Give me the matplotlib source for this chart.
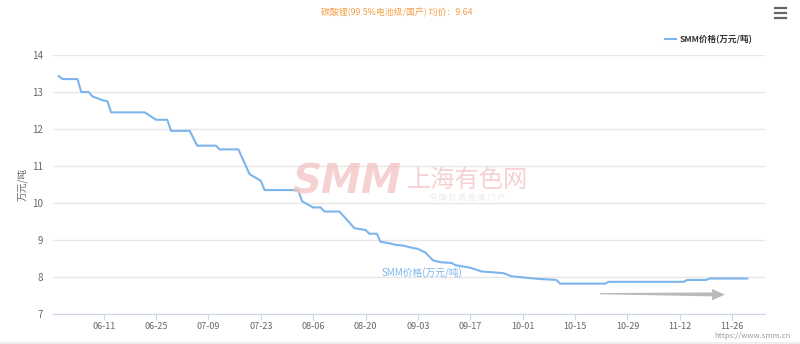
import numpy as np
import pandas as pd
import matplotlib
matplotlib.use('Agg')
import matplotlib.pyplot as plt
from matplotlib.patches import Polygon

plt.rcParams['font.family'] = ['Noto Sans CJK SC', 'DejaVu Sans']

# SMM battery-grade lithium carbonate price (万元/吨)
dates = ['05-30', '05-31', '06-04', '06-05', '06-07', '06-08', '06-11', '06-12',
         '06-13', '06-22', '06-25', '06-28', '06-29', '07-04', '07-06', '07-11',
         '07-12', '07-17', '07-20', '07-23', '07-24', '08-02', '08-03', '08-06',
         '08-08', '08-09', '08-13', '08-15', '08-17', '08-20', '08-21', '08-23',
         '08-24', '08-26', '08-28', '08-30', '09-01', '09-03', '09-05', '09-07',
         '09-09', '09-12', '09-13', '09-17', '09-20', '09-24', '09-26', '09-28',
         '10-05', '10-10', '10-11', '10-23', '10-24', '11-13', '11-14', '11-19',
         '11-20', '11-30']
prices = [13.43, 13.35, 13.35, 13.0, 13.0, 12.88, 12.77, 12.75,
          12.45, 12.45, 12.25, 12.25, 11.95, 11.95, 11.55, 11.55,
          11.45, 11.45, 10.78, 10.6, 10.35, 10.35, 10.05, 9.88,
          9.88, 9.77, 9.77, 9.55, 9.32, 9.27, 9.17, 9.17,
          8.95, 8.92, 8.87, 8.85, 8.8, 8.76, 8.66, 8.45,
          8.40, 8.38, 8.32, 8.25, 8.15, 8.12, 8.1, 8.02,
          7.95, 7.92, 7.82, 7.82, 7.87, 7.87, 7.92, 7.92,
          7.96, 7.96]
tick_labels = ['06-11', '06-25', '07-09', '07-23', '08-06', '08-20', '09-03',
               '09-17', '10-01', '10-15', '10-29', '11-12', '11-26']
year = '2018'
title = '碳酸锂(99.5%电池级/国产) 均价：9.64'
series_name = 'SMM价格(万元/吨)'

x = pd.to_datetime([f'{year}-{d}' for d in dates])
ticks = pd.to_datetime([f'{year}-{d}' for d in tick_labels])

fig = plt.figure(figsize=(8, 3.44), dpi=100)
ax = fig.add_axes([0.066, 0.0872, 0.890, 0.7528])

line_color = '#7cb5ec'
ax.plot(x, prices, color=line_color, lw=1.5, label=series_name, zorder=3)

ax.set_ylim(7, 14)
ax.set_yticks(range(7, 15))
t0 = ticks[0]
ax.set_xlim(t0 - pd.Timedelta(days=13.6), t0 + pd.Timedelta(days=176.7))
ax.set_xticks(ticks)
ax.set_xticklabels(tick_labels)

ax.grid(axis='y', color='#e6e6e6', lw=1)
ax.set_axisbelow(True)
for s in ['top', 'right', 'left']:
    ax.spines[s].set_visible(False)
ax.spines['bottom'].set_color('#ccd6eb')
ax.tick_params(axis='y', length=0, labelsize=7, colors='#666666', pad=7)
ax.tick_params(axis='x', length=4, color='#ccd6eb', labelsize=6.5,
               labelcolor='#666666', pad=1.5)
ax.set_ylabel('万元/吨', fontsize=7, color='#666666', labelpad=3)

# title, legend, menu icon
fig.text(0.496, 0.964, title, ha='center', va='center', fontsize=6.4, color='#f5a147')
ax.legend(loc='lower right', bbox_to_anchor=(0.994, 1.012), frameon=False,
          prop={'size': 6.2, 'weight': 'bold'}, handlelength=1.3, handletextpad=0.4,
          labelcolor='#333333')
for yy in [0.977, 0.962, 0.947]:
    fig.add_artist(plt.Line2D([0.969, 0.982], [yy, yy], color='#666666', lw=1.6))

# watermark
fig.text(0.434, 0.47, 'SMM', family='DejaVu Sans', fontsize=29, fontweight='bold',
         style='italic', color='#f4c2c2', alpha=0.75, ha='center', va='center', zorder=0)
fig.text(0.584, 0.478, '上海有色网', fontsize=17.5, color='#f4c2c2', alpha=0.75,
         ha='center', va='center', zorder=0)
fig.text(0.584, 0.425, '中 国 权 威 金 属 门 户', fontsize=5.8, color='#ececec',
         ha='center', va='center', zorder=0)

# point label
ax.text(0.519, 0.158, series_name, transform=ax.transAxes, fontsize=7,
        color=line_color, ha='center', va='center')

# grey arrow
arrow = Polygon([[0.750, 0.1445], [0.890, 0.1385], [0.890, 0.127],
                 [0.906, 0.1435], [0.890, 0.160], [0.890, 0.150], [0.750, 0.148]],
                closed=True, transform=fig.transFigure, color='#bababa', lw=0)
fig.add_artist(arrow)

fig.text(0.988, 0.022, 'https://www.smm.cn', fontsize=5.5, color='#999999',
         ha='right', va='center')
fig.add_artist(plt.Rectangle((0, 0), 1, 0.006, transform=fig.transFigure,
                             color='#eeeeee', lw=0))

fig.savefig('out.png', dpi=100)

▸ **Given request**: The listing above needs to be output again exactly. Don't include the pictures.

▸ **Task result**:
Give me the matplotlib source for this chart.
import numpy as np
import pandas as pd
import matplotlib
matplotlib.use('Agg')
import matplotlib.pyplot as plt
from matplotlib.patches import Polygon

plt.rcParams['font.family'] = ['Noto Sans CJK SC', 'DejaVu Sans']

# SMM battery-grade lithium carbonate price (万元/吨)
dates = ['05-30', '05-31', '06-04', '06-05', '06-07', '06-08', '06-11', '06-12',
         '06-13', '06-22', '06-25', '06-28', '06-29', '07-04', '07-06', '07-11',
         '07-12', '07-17', '07-20', '07-23', '07-24', '08-02', '08-03', '08-06',
         '08-08', '08-09', '08-13', '08-15', '08-17', '08-20', '08-21', '08-23',
         '08-24', '08-26', '08-28', '08-30', '09-01', '09-03', '09-05', '09-07',
         '09-09', '09-12', '09-13', '09-17', '09-20', '09-24', '09-26', '09-28',
         '10-05', '10-10', '10-11', '10-23', '10-24', '11-13', '11-14', '11-19',
         '11-20', '11-30']
prices = [13.43, 13.35, 13.35, 13.0, 13.0, 12.88, 12.77, 12.75,
          12.45, 12.45, 12.25, 12.25, 11.95, 11.95, 11.55, 11.55,
          11.45, 11.45, 10.78, 10.6, 10.35, 10.35, 10.05, 9.88,
          9.88, 9.77, 9.77, 9.55, 9.32, 9.27, 9.17, 9.17,
          8.95, 8.92, 8.87, 8.85, 8.8, 8.76, 8.66, 8.45,
          8.40, 8.38, 8.32, 8.25, 8.15, 8.12, 8.1, 8.02,
          7.95, 7.92, 7.82, 7.82, 7.87, 7.87, 7.92, 7.92,
          7.96, 7.96]
tick_labels = ['06-11', '06-25', '07-09', '07-23', '08-06', '08-20', '09-03',
               '09-17', '10-01', '10-15', '10-29', '11-12', '11-26']
year = '2018'
title = '碳酸锂(99.5%电池级/国产) 均价：9.64'
series_name = 'SMM价格(万元/吨)'

x = pd.to_datetime([f'{year}-{d}' for d in dates])
ticks = pd.to_datetime([f'{year}-{d}' for d in tick_labels])

fig = plt.figure(figsize=(8, 3.44), dpi=100)
ax = fig.add_axes([0.066, 0.0872, 0.890, 0.7528])

line_color = '#7cb5ec'
ax.plot(x, prices, color=line_color, lw=1.5, label=series_name, zorder=3)

ax.set_ylim(7, 14)
ax.set_yticks(range(7, 15))
t0 = ticks[0]
ax.set_xlim(t0 - pd.Timedelta(days=13.6), t0 + pd.Timedelta(days=176.7))
ax.set_xticks(ticks)
ax.set_xticklabels(tick_labels)

ax.grid(axis='y', color='#e6e6e6', lw=1)
ax.set_axisbelow(True)
for s in ['top', 'right', 'left']:
    ax.spines[s].set_visible(False)
ax.spines['bottom'].set_color('#ccd6eb')
ax.tick_params(axis='y', length=0, labelsize=7, colors='#666666', pad=7)
ax.tick_params(axis='x', length=4, color='#ccd6eb', labelsize=6.5,
               labelcolor='#666666', pad=1.5)
ax.set_ylabel('万元/吨', fontsize=7, color='#666666', labelpad=3)

# title, legend, menu icon
fig.text(0.496, 0.964, title, ha='center', va='center', fontsize=6.4, color='#f5a147')
ax.legend(loc='lower right', bbox_to_anchor=(0.994, 1.012), frameon=False,
          prop={'size': 6.2, 'weight': 'bold'}, handlelength=1.3, handletextpad=0.4,
          labelcolor='#333333')
for yy in [0.977, 0.962, 0.947]:
    fig.add_artist(plt.Line2D([0.969, 0.982], [yy, yy], color='#666666', lw=1.6))

# watermark
fig.text(0.434, 0.47, 'SMM', family='DejaVu Sans', fontsize=29, fontweight='bold',
         style='italic', color='#f4c2c2', alpha=0.75, ha='center', va='center', zorder=0)
fig.text(0.584, 0.478, '上海有色网', fontsize=17.5, color='#f4c2c2', alpha=0.75,
         ha='center', va='center', zorder=0)
fig.text(0.584, 0.425, '中 国 权 威 金 属 门 户', fontsize=5.8, color='#ececec',
         ha='center', va='center', zorder=0)

# point label
ax.text(0.519, 0.158, series_name, transform=ax.transAxes, fontsize=7,
        color=line_color, ha='center', va='center')

# grey arrow
arrow = Polygon([[0.750, 0.1445], [0.890, 0.1385], [0.890, 0.127],
                 [0.906, 0.1435], [0.890, 0.160], [0.890, 0.150], [0.750, 0.148]],
                closed=True, transform=fig.transFigure, color='#bababa', lw=0)
fig.add_artist(arrow)

fig.text(0.988, 0.022, 'https://www.smm.cn', fontsize=5.5, color='#999999',
         ha='right', va='center')
fig.add_artist(plt.Rectangle((0, 0), 1, 0.006, transform=fig.transFigure,
                             color='#eeeeee', lw=0))

fig.savefig('out.png', dpi=100)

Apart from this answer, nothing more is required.